Goal: For every line in the data below that contains "diagram", copy the line.
== Source records ==
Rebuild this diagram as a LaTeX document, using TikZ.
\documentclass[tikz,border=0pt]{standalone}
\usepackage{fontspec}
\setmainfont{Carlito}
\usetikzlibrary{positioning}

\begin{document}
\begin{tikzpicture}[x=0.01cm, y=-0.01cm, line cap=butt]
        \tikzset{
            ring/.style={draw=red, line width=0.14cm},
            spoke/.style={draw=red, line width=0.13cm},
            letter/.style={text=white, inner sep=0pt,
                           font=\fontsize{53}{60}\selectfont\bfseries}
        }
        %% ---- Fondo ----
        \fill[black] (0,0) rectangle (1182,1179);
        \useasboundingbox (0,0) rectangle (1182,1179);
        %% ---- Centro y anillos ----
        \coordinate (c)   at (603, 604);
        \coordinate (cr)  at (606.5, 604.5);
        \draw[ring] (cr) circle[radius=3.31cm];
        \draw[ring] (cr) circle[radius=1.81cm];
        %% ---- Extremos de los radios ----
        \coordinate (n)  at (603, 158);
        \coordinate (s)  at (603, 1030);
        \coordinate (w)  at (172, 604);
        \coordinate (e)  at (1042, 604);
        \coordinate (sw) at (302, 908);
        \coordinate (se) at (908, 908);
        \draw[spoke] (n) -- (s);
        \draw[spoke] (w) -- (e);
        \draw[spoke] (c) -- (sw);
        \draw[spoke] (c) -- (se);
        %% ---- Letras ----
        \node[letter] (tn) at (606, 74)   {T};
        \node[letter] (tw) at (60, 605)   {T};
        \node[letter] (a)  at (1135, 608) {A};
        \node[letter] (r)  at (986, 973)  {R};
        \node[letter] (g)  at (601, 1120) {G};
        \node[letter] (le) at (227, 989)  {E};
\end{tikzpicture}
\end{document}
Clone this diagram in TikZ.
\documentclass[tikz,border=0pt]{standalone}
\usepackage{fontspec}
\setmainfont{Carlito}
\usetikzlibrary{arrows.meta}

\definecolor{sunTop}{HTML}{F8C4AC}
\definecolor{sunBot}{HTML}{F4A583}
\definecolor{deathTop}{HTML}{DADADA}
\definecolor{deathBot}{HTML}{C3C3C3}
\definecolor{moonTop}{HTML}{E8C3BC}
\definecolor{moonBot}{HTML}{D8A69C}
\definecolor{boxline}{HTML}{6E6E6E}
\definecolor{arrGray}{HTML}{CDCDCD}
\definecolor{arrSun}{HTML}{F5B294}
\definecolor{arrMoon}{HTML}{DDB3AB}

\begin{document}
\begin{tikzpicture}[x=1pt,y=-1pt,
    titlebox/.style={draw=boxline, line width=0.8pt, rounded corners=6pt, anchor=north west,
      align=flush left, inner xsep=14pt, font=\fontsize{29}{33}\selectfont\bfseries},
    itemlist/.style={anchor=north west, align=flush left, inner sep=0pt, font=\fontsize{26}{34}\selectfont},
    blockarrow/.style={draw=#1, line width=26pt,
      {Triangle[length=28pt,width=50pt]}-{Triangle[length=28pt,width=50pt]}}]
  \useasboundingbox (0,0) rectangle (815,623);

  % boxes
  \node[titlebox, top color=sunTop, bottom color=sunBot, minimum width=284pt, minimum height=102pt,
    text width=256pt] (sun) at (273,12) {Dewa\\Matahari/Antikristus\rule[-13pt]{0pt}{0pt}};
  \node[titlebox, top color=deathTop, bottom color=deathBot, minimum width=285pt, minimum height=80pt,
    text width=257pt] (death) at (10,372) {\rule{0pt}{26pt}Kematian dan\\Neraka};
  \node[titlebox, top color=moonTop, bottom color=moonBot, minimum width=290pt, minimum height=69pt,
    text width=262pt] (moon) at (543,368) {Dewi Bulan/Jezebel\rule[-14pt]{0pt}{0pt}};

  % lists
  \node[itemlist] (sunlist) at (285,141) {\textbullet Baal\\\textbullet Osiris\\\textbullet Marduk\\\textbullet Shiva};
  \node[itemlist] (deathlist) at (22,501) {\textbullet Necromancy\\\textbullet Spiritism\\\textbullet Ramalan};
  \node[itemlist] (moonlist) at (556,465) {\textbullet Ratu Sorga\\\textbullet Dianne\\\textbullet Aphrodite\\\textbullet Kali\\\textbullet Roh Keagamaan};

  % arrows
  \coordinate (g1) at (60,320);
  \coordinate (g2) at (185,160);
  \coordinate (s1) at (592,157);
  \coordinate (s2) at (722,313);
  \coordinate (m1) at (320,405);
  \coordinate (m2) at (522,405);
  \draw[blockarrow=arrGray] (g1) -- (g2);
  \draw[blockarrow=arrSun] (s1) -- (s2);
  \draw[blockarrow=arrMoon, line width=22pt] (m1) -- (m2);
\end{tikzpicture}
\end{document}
===
Response for this exercise:
Rebuild this diagram as a LaTeX document, using TikZ.
Clone this diagram in TikZ.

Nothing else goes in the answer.